Dans une démarche sans précédent qui signale des tensions croissantes dans le domaine de la santé, les infirmières du Manitoba ont voté pour placer le Centre des sciences de la santé (HSC) de Winnipeg sur une “liste grise” en raison de préoccupations de sécurité que le personnel décrit comme ayant atteint des niveaux critiques. Cette décision, confirmée mardi par le Syndicat des infirmières et infirmiers du Manitoba (MNU), marque une escalade significative dans le conflit persistant entre les travailleurs de première ligne et l’administration hospitalière concernant les protocoles de sécurité au travail.
“Ce n’est pas une décision que nous avons prise à la légère,” a déclaré Darlene Jackson, présidente du MNU, lors d’une conférence de presse devant le plus grand hôpital de la province. “Quand les infirmières nous disent qu’elles ne se sentent pas en sécurité au travail, qu’elles sont agressées, menacées et qu’elles travaillent dans des conditions qui compromettent à la fois leur sécurité et les soins aux patients, nous avons l’obligation d’agir.”
La mise sur liste grise—une désignation formelle qui arrête court à une action syndicale mais sert d’avertissement sérieux—survient après des mois d’incidents documentés, incluant des agressions physiques sur le personnel, des abus verbaux et des violations de sécurité dans des zones à haut risque. Selon les données syndicales, les incidents violents signalés contre les infirmières au HSC ont augmenté de 47% au cours de l’année dernière, et beaucoup d’autres ne sont pas déclarés en raison de ce que les infirmières décrivent comme une “fatigue de documentation” et un manque de réponse administrative.

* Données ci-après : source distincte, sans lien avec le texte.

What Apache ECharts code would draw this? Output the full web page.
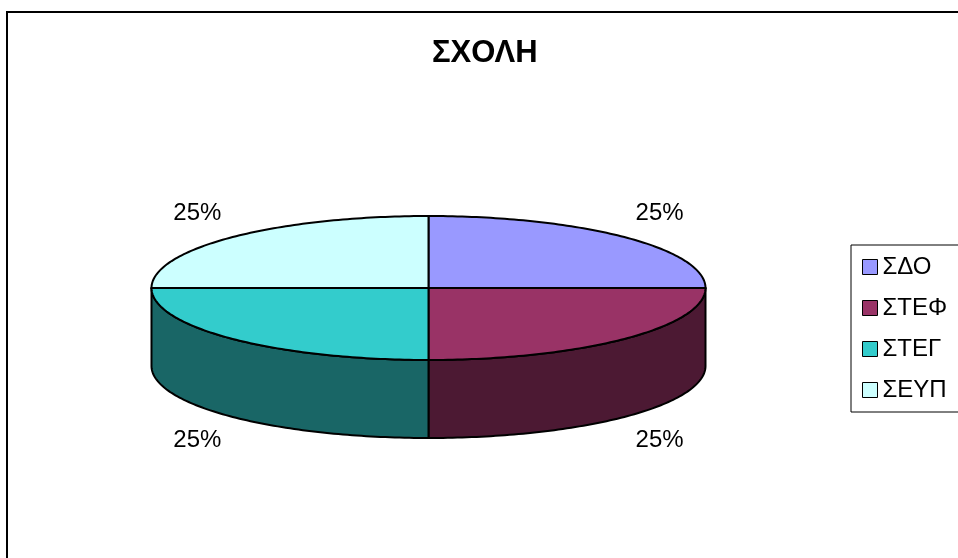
<!DOCTYPE html>
<html><head><meta charset="utf-8">
<script src="https://cdn.jsdelivr.net/npm/echarts@6/dist/echarts.min.js"></script>
<style>html,body{margin:0;padding:0;background:#fff}#c{width:958px;height:558px}</style>
</head><body><div id="c"></div>
<script>
const titleText = 'ΣΧΟΛΗ';
const categories = ['ΣΔΟ', 'ΣΤΕΦ', 'ΣΤΕΓ', 'ΣΕΥΠ'];
const values = [25, 25, 25, 25];
const topColors = ['#9999FF', '#993366', '#33CCCC', '#CCFFFF'];
const sideColors = ['#4C4C80', '#4C1933', '#196666', '#668080'];

const CX = 428.5, CY = 288, RX = 277, RY = 72, DEPTH = 78;
const total = values.reduce((a, b) => a + b, 0);
const starts = []; let acc = 0;
values.forEach(v => { starts.push(acc / total * 2 * Math.PI); acc += v; });

function pt(t, dy) { return [CX + RX * Math.sin(t), CY - RY * Math.cos(t) + (dy || 0)]; }
function arcPts(a0, a1, dy) {
  const n = Math.max(2, Math.ceil((a1 - a0) / (Math.PI / 180)));
  const out = [];
  for (let i = 0; i <= n; i++) out.push(pt(a0 + (a1 - a0) * i / n, dy));
  return out;
}
function makeRender(idx) {
  return function (params, api) {
    const a0 = starts[idx], a1 = a0 + values[idx] / total * 2 * Math.PI;
    const children = [];
    const s0 = Math.max(a0, Math.PI / 2), s1 = Math.min(a1, Math.PI * 1.5);
    if (s1 > s0) {
      const top = arcPts(s0, s1, 0);
      const bot = arcPts(s0, s1, DEPTH).reverse();
      children.push({ type: 'polygon', shape: { points: top.concat(bot) },
        style: { fill: sideColors[idx], stroke: '#000', lineWidth: 2 } });
    }
    children.push({ type: 'polygon', shape: { points: [[CX, CY]].concat(arcPts(a0, a1, 0)) },
      style: { fill: topColors[idx], stroke: '#000', lineWidth: 2 } });
    const m = (a0 + a1) / 2;
    const lx = CX + Math.sin(m) * RX * 1.18;
    const ly = CY - Math.cos(m) * RY * 1.47 + (Math.cos(m) < 0 ? DEPTH : 0);
    children.push({ type: 'text', style: { text: Math.round(values[idx] / total * 100) + '%',
      x: lx, y: ly, align: 'center', verticalAlign: 'middle',
      font: '24px "Liberation Sans", Arial, sans-serif', fill: '#000' } });
    return { type: 'group', children };
  };
}

const chart = echarts.init(document.getElementById('c'), null, { renderer: 'canvas' });
chart.setOption({
  animation: false,
  backgroundColor: '#fff',
  title: { text: titleText, left: 432, top: 38, padding: 0,
    textStyle: { fontSize: 31, fontWeight: 'bold', fontFamily: 'Liberation Sans', color: '#000' } },
  legend: { orient: 'vertical', left: 851, top: 245, data: categories, icon: 'rect',
    itemWidth: 15, itemHeight: 15, itemGap: 17, padding: [10, 60, 10, 11],
    borderColor: '#000', borderWidth: 1, selectedMode: false,
    itemStyle: { borderColor: '#000', borderWidth: 1 },
    textStyle: { fontFamily: 'Liberation Sans', fontSize: 24, color: '#000' } },
  graphic: [{ type: 'rect', shape: { x: 7, y: 12, width: 1000, height: 600 },
    style: { fill: 'none', stroke: '#000', lineWidth: 2 }, silent: true, z: 100 }],
  series: categories.map((name, idx) => ({
    type: 'custom', name, coordinateSystem: 'none', renderItem: makeRender(idx),
    data: [values[idx]], itemStyle: { color: topColors[idx] }, silent: true
  }))
});
</script></body></html>
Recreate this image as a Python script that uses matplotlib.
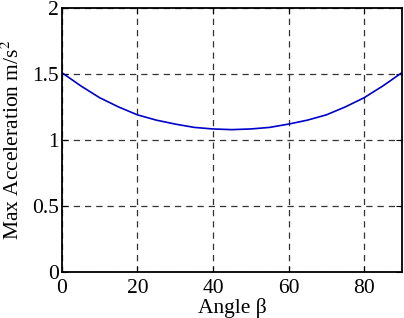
import numpy as np
import matplotlib.pyplot as plt

plt.rcParams['font.family'] = ['Liberation Serif', 'DejaVu Serif']
plt.rcParams['mathtext.fontset'] = 'stix'

# values
angle = [0, 5, 10, 15, 20, 25, 30, 35, 40, 45, 50, 55, 60, 65, 70, 75, 80, 85, 90]
max_acc = [1.51, 1.41, 1.32, 1.25, 1.19, 1.15, 1.12, 1.095, 1.083, 1.078,
           1.083, 1.095, 1.12, 1.15, 1.19, 1.25, 1.32, 1.41, 1.51]

x_ticks = [0, 20, 40, 60, 80]
y_ticks = [0, 0.5, 1, 1.5, 2]

fig = plt.figure(figsize=(4.04, 3.18), dpi=100)
ax = fig.add_axes([0.153, 0.145, 0.842, 0.83])

ax.plot(angle, max_acc, color='#0000cc', linewidth=1.2)

ax.set_xlim(0, 90)
ax.set_ylim(0, 2)
ax.set_xticks(x_ticks)
ax.set_yticks(y_ticks)
ax.set_yticklabels(['0', '0.5', '1', '1.5', '2'])
ax.grid(True, color='#333333', linestyle=(0, (5, 4)), linewidth=0.9)
ax.tick_params(direction='in', length=4, labelsize=15.5, top=True, right=True)
ax.tick_params(axis='x', pad=5)
ax.tick_params(axis='y', pad=2)
for s in ax.spines.values():
    s.set_linewidth(1.3)

ax.set_xlabel('Angle β', fontsize=15.5, labelpad=0)
ax.set_ylabel('Max Acceleration m/s$^2$', fontsize=15.5, labelpad=6)

fig.savefig('out.png', dpi=100)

Shared Health, qui supervise l’établissement, a reconnu ces préoccupations mais conteste la gravité dépeinte par le syndicat. Dans un communiqué publié quelques heures après l’annonce, le porte-parole Jason Permanand a déclaré: “Nous prenons la sécurité du personnel très au sérieux et avons mis en œuvre plusieurs mesures pour répondre aux préoccupations de sécurité, notamment une présence accrue du personnel de sécurité et des protocoles d’intervention d’urgence améliorés.”
Le processus de liste grise permet au syndicat de documenter et de suivre formellement les problèmes de sécurité en cours tout en alertant le personnel infirmier actuel et potentiel sur les dangers possibles sur le lieu de travail. C’est considéré comme une étape importante dans les relations de travail, précédant souvent des actions syndicales plus directes si les conditions ne s’améliorent pas.
Dr. Carolyn Melmed, experte en sécurité des soins de santé qui étudie la violence en milieu médical à l’Université du Manitoba, note que cette action reflète des tendances nationales plus larges. “Ce que nous voyons au HSC reflète des tendances préoccupantes dans l’ensemble du système de santé canadien, où les travailleurs de première ligne font face à des menaces croissantes tandis que les ressources pour leur protection restent stagnantes ou diminuées,” a-t-elle confié.
Les demandes spécifiques des infirmières comprennent une augmentation du personnel de sécurité, particulièrement pendant les quarts de soir et de nuit, des systèmes d’intervention d’urgence améliorés, une formation obligatoire en prévention de la violence et des rapports transparents sur les incidents avec une responsabilité administrative claire.
Le ministre de la Santé du Manitoba, Uzoma Asagwara, a demandé une réunion urgente avec la direction du syndicat, déclarant: “La sécurité de nos travailleurs de la santé n’est pas négociable. Nous devons comprendre toute l’étendue de ces préoccupations et y remédier immédiatement.”
Ce développement survient alors que le système de santé du Manitoba continue de faire face à des pénuries de personnel et à une augmentation du volume de patients. Le HSC, en tant que centre de traumatologie de la province, traite certains des cas les plus complexes et les plus graves, impliquant souvent des patients en crise, ce qui, selon les infirmières, contribue à l’environnement volatile.
Pour de nombreuses infirmières expérimentées comme Emily Thorsson, qui travaille au HSC depuis 22 ans, la situation reflète un changement inquiétant. “Je n’ai jamais vu ça aussi grave,” a-t-elle expliqué. “Nous traitons des patients de plus en plus complexes, souvent en crise de santé mentale ou sous l’influence de substances, avec moins de personnel et de ressources de sécurité qu’il y a cinq ans. Quelque chose devait céder.”
Alors que les travailleurs de la santé du Manitoba continuent de plaider pour des conditions de travail plus sûres, la question demeure: faudra-t-il une action syndicale formelle pour obtenir les mesures de sécurité que ces travailleurs essentiels de première ligne exigent, ou un dialogue constructif pourra-t-il combler le fossé grandissant entre le personnel infirmier et l’administration avant que les soins aux patients ne soient affectés?